Zora Neale Hurston and Langston Hughes regularly collaborated on projects during their time in Washington, DC until they had a falling out over rights to a play in 1930. |
As part of the 2007 Big Read program schedule, author Kim Roberts produced a walking-tour linking Hurston and the Harlem Renaissance with sites around Howard University, U Street, Le Droit Park, and Shaw. The tour includes background on Hurston's life, and the friendships she made with other African American luminaries during and after her years at Howard. The idea for a walking-tour was such a hit, that it became a regular Big Read staple. Roberts produced subsequent walking tours on F. Scott Fitzgerald's The Great Gatsby, and Carson McCullers' The Heart is a Lonely Hunter. Last year, for Ernest Gaines' A Lesson Before Dying, Roberts developed an online exhibit about Washington, DC's historic segregated school system.

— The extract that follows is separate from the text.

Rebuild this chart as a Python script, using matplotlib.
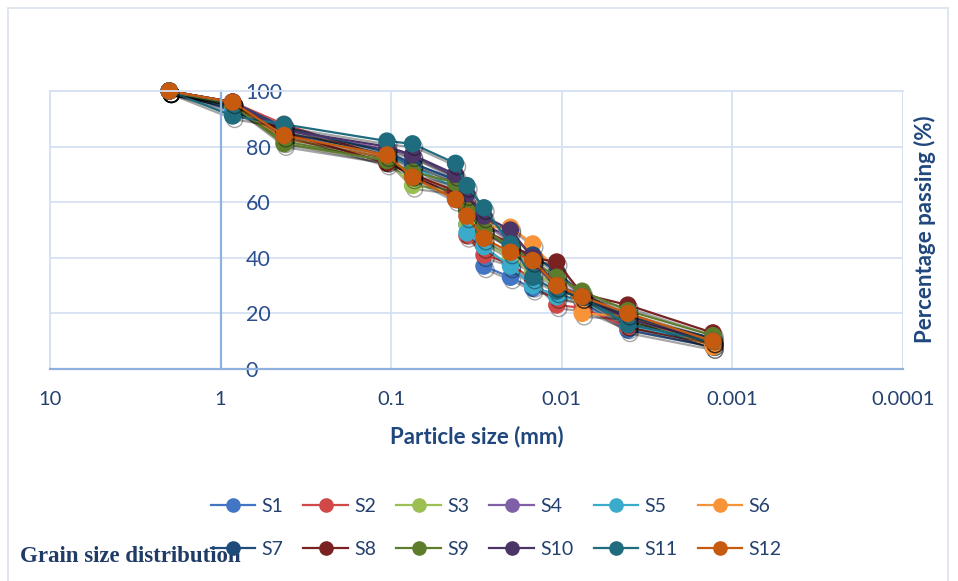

The tours are all illustrated with maps, and photos, and are the perfect way to connect with Washington's neighborhoods through classic works of literature. Try to do all three tours and check out the online exhibit before the commencement of Live to Read, the Humanities Council's new city-wide read, this year featuring Lynn Nottage's Ruined as the selected work of literature.